SHORT PROBLEM:
Copy the data exactly; pictures stay out of the copy.
--- Start of INFORMATION PROVIDED ---
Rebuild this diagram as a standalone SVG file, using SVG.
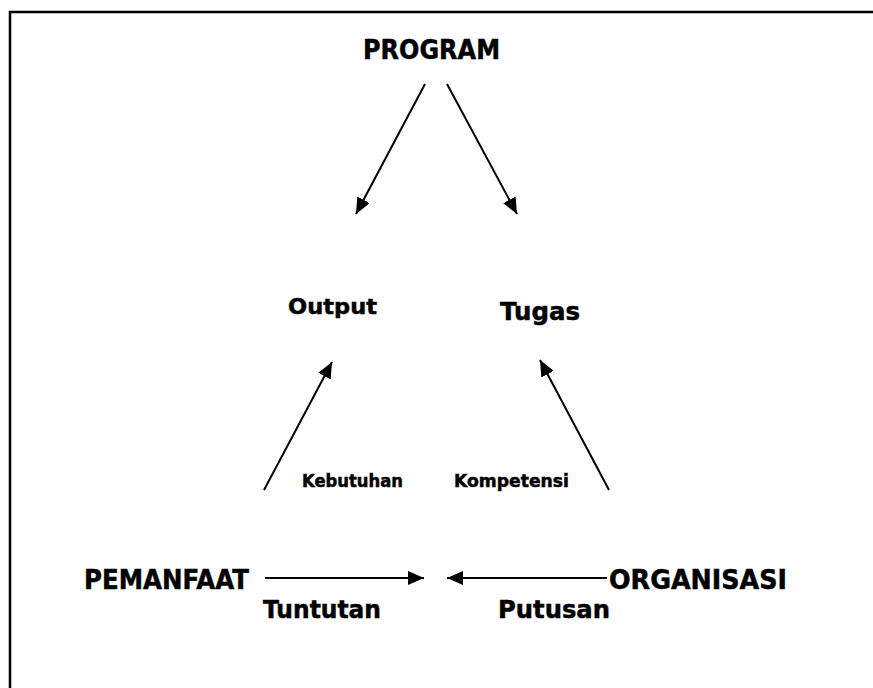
<svg xmlns="http://www.w3.org/2000/svg" width="873" height="688" viewBox="0 0 873 688">
<style>
  text { font-family: "DejaVu Sans", Verdana, sans-serif; font-weight: bold; fill: #000; stroke: #000; stroke-width: 0.5; }
  .c { stroke: #000; stroke-width: 2; fill: none; }
</style>
<defs>
  <marker id="ah" markerUnits="userSpaceOnUse" markerWidth="18" markerHeight="14" refX="16" refY="7" orient="auto">
    <path d="M0,0 L16,7 L0,14 Z" fill="#000"/>
  </marker>
</defs>
<rect x="10" y="12" width="900" height="700" fill="none" stroke="#000" stroke-width="2.5"/>
<g id="connectors">
  <line class="c" x1="425" y1="84" x2="356" y2="214" marker-end="url(#ah)"/>
  <line class="c" x1="447" y1="84" x2="517" y2="214" marker-end="url(#ah)"/>
  <line class="c" x1="264" y1="490" x2="332" y2="362" marker-end="url(#ah)"/>
  <line class="c" x1="609" y1="490" x2="540" y2="360" marker-end="url(#ah)"/>
  <line class="c" x1="265" y1="578" x2="424" y2="578" marker-end="url(#ah)"/>
  <line class="c" x1="607" y1="578" x2="447" y2="578" marker-end="url(#ah)"/>
</g>
<g id="program"><text x="363" y="59" font-size="26" textLength="137" lengthAdjust="spacingAndGlyphs">PROGRAM</text></g>
<g id="output"><text x="288" y="314" font-size="22" textLength="89" lengthAdjust="spacingAndGlyphs">Output</text></g>
<g id="tugas"><text x="500" y="320" font-size="25" textLength="80" lengthAdjust="spacingAndGlyphs">Tugas</text></g>
<g id="kebutuhan"><text x="302" y="487" font-size="17.5" textLength="101" lengthAdjust="spacingAndGlyphs">Kebutuhan</text></g>
<g id="kompetensi"><text x="454" y="487" font-size="17.5" textLength="115" lengthAdjust="spacingAndGlyphs">Kompetensi</text></g>
<g id="pemanfaat"><text x="84" y="589" font-size="26" textLength="165" lengthAdjust="spacingAndGlyphs">PEMANFAAT</text></g>
<g id="organisasi"><text x="609" y="589" font-size="26" textLength="178" lengthAdjust="spacingAndGlyphs">ORGANISASI</text></g>
<g id="tuntutan"><text x="263" y="618" font-size="25" textLength="118" lengthAdjust="spacingAndGlyphs">Tuntutan</text></g>
<g id="putusan"><text x="498" y="618" font-size="25" textLength="112" lengthAdjust="spacingAndGlyphs">Putusan</text></g>
</svg>
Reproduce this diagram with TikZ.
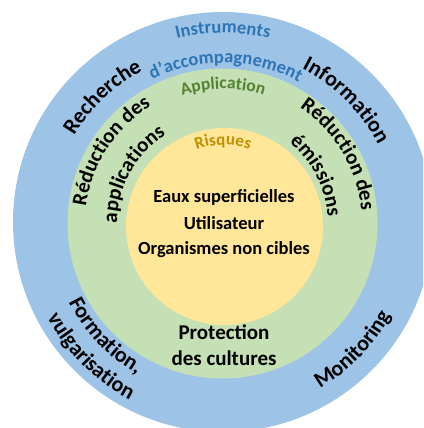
--- End of INFORMATION PROVIDED ---
ANSWER TO THIS TASK:
Rebuild this diagram as a standalone SVG file, using SVG.
<svg xmlns="http://www.w3.org/2000/svg" width="873" height="688" viewBox="0 0 873 688">
<style>
  text { font-family: "DejaVu Sans", Verdana, sans-serif; font-weight: bold; fill: #000; stroke: #000; stroke-width: 0.5; }
  .c { stroke: #000; stroke-width: 2; fill: none; }
</style>
<defs>
  <marker id="ah" markerUnits="userSpaceOnUse" markerWidth="18" markerHeight="14" refX="16" refY="7" orient="auto">
    <path d="M0,0 L16,7 L0,14 Z" fill="#000"/>
  </marker>
</defs>
<rect x="10" y="12" width="900" height="700" fill="none" stroke="#000" stroke-width="2.5"/>
<g id="connectors">
  <line class="c" x1="425" y1="84" x2="356" y2="214" marker-end="url(#ah)"/>
  <line class="c" x1="447" y1="84" x2="517" y2="214" marker-end="url(#ah)"/>
  <line class="c" x1="264" y1="490" x2="332" y2="362" marker-end="url(#ah)"/>
  <line class="c" x1="609" y1="490" x2="540" y2="360" marker-end="url(#ah)"/>
  <line class="c" x1="265" y1="578" x2="424" y2="578" marker-end="url(#ah)"/>
  <line class="c" x1="607" y1="578" x2="447" y2="578" marker-end="url(#ah)"/>
</g>
<g id="program"><text x="363" y="59" font-size="26" textLength="137" lengthAdjust="spacingAndGlyphs">PROGRAM</text></g>
<g id="output"><text x="288" y="314" font-size="22" textLength="89" lengthAdjust="spacingAndGlyphs">Output</text></g>
<g id="tugas"><text x="500" y="320" font-size="25" textLength="80" lengthAdjust="spacingAndGlyphs">Tugas</text></g>
<g id="kebutuhan"><text x="302" y="487" font-size="17.5" textLength="101" lengthAdjust="spacingAndGlyphs">Kebutuhan</text></g>
<g id="kompetensi"><text x="454" y="487" font-size="17.5" textLength="115" lengthAdjust="spacingAndGlyphs">Kompetensi</text></g>
<g id="pemanfaat"><text x="84" y="589" font-size="26" textLength="165" lengthAdjust="spacingAndGlyphs">PEMANFAAT</text></g>
<g id="organisasi"><text x="609" y="589" font-size="26" textLength="178" lengthAdjust="spacingAndGlyphs">ORGANISASI</text></g>
<g id="tuntutan"><text x="263" y="618" font-size="25" textLength="118" lengthAdjust="spacingAndGlyphs">Tuntutan</text></g>
<g id="putusan"><text x="498" y="618" font-size="25" textLength="112" lengthAdjust="spacingAndGlyphs">Putusan</text></g>
</svg>
Reproduce this diagram with TikZ.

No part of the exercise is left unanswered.